Editor’s note: This is the second in a two-part series on ocean acidification's effects on seafood supply.
Clem Tillion doesn’t get very excited about global warming. Alaska’s former fisheries czar, who has worked on fisheries policy since before Alaska's statehood in 1958, views global warming as a human-amplified, natural process.
But Tillion is very concerned about ocean acidification, the oceans' changing chemistry due to absorption of industrial carbon dioxide emissions that threatens entire marine food webs. Tillion, a self-described free-market Republican, supports policies that favor home-grown, clean energy like geothermal energy in Alaska, and a curb on carbon dioxide emissions, but not through a carbon tax.

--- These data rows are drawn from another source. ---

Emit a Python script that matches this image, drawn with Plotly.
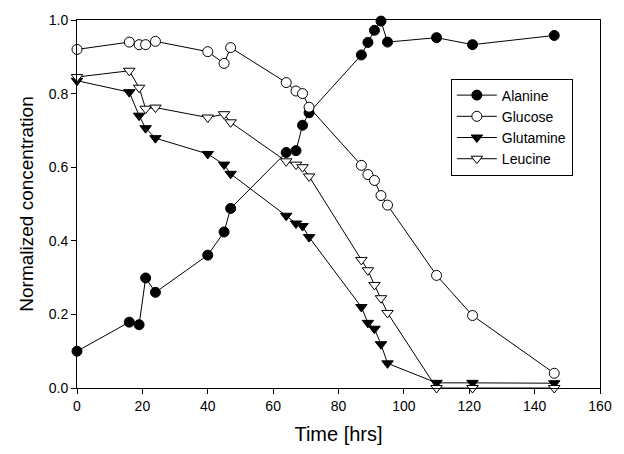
import plotly.graph_objects as go

time_hrs = [0, 16, 19, 21, 24, 40, 45, 47, 64, 67, 69, 71, 87, 89, 91, 93, 95, 110, 121, 146]

alanine = [0.10, 0.179, 0.172, 0.299, 0.26, 0.361, 0.424, 0.488, 0.640, 0.645, 0.714, 0.748,
           0.905, 0.939, 0.972, 0.997, 0.940, 0.952, 0.933, 0.958]
glucose = [0.92, 0.940, 0.933, 0.933, 0.942, 0.914, 0.882, 0.925, 0.830, 0.807, 0.800, 0.763,
           0.605, 0.580, 0.564, 0.523, 0.497, 0.306, 0.197, 0.040]
glutamine = [0.835, 0.804, 0.740, 0.706, 0.679, 0.636, 0.607, 0.582, 0.468, 0.447, 0.440, 0.410,
             0.220, 0.177, 0.161, 0.119, 0.067, 0.014, 0.014, 0.013]
leucine = [0.845, 0.862, 0.816, 0.759, 0.762, 0.735, 0.744, 0.722, 0.616, 0.607, 0.600, 0.575,
           0.348, 0.320, 0.280, 0.244, 0.204, 0.0, 0.0, 0.0]

series = [
    ("Alanine", alanine, "circle", "black"),
    ("Glucose", glucose, "circle", "white"),
    ("Glutamine", glutamine, "triangle-down", "black"),
    ("Leucine", leucine, "triangle-down", "white"),
]

fig = go.Figure()
for name, vals, sym, fill in series:
    fig.add_trace(go.Scatter(
        x=time_hrs, y=vals, name=name, mode="lines+markers",
        line=dict(color="black", width=1),
        marker=dict(symbol=sym, size=10, color=fill, line=dict(color="black", width=1)),
        cliponaxis=False,
    ))

axis_common = dict(
    showline=True, linecolor="black", linewidth=1, mirror=True,
    ticks="outside", ticklen=5, tickcolor="black", showgrid=False, zeroline=False,
    tickfont=dict(family="Liberation Sans, Arial", size=14, color="black"),
)

fig.update_layout(
    width=624, height=454,
    margin=dict(l=77, r=14, t=18, b=65),
    paper_bgcolor="white", plot_bgcolor="white",
    font=dict(family="Liberation Sans, Arial", color="black"),
    xaxis=dict(range=[0, 160], tickmode="array", tickvals=list(range(0, 161, 20)),
               title=dict(text="Time [hrs]", font=dict(size=20), standoff=14), **axis_common),
    yaxis=dict(range=[0, 1.0], tickmode="array", tickvals=[0, 0.2, 0.4, 0.6, 0.8, 1.0],
               tickformat=".1f",
               title=dict(text="Normalized concentration", font=dict(size=19), standoff=10), **axis_common),
    legend=dict(x=(458 - 77) / 533, y=(389 - 77) / 371, xanchor="left", yanchor="top",
                bordercolor="black", borderwidth=1, bgcolor="white",
                font=dict(size=14), tracegroupgap=0, itemwidth=40),
    showlegend=True,
)

fig.write_html("out.html", config={"displayModeBar": False},
               post_script="document.body.style.margin='0';document.body.style.overflow='hidden';")
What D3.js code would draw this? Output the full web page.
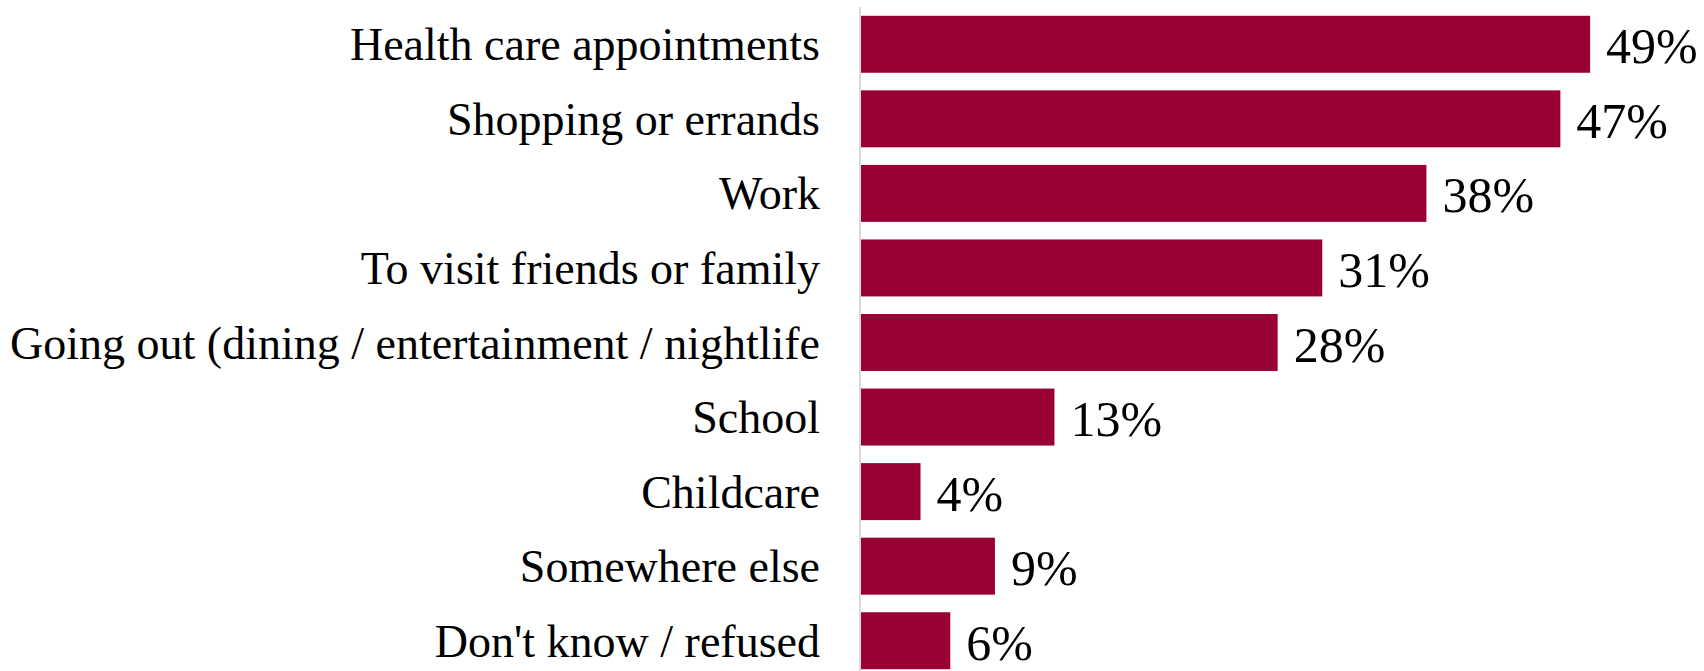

While the latest numbers indicate the world has not made much progress on cutting CO2 emissions driving ocean acidification and climate change, some are optimistic that a sea change on carbon is nonetheless underway.
Key voices — like Tillion’s — are increasingly engaged in the carbon debate, says Brad Warren, director of the productive oceans program at Seattle-based Sustainable Fisheries Partnership works not to lobby, but to inform seafood companies about ocean acidification and help them manage the business risk it presents to a sustainable seafood supply. He watches the policy landscape closely and is encouraged by a number of signs that it is ripe for meaningful reduction in global CO2 emissions.
“[Changing energy policy] is a long, hard process,” says Warren. “You’re talking about really transformative changes in the energy economy. The appetite for doing that work is developing in both major parties.”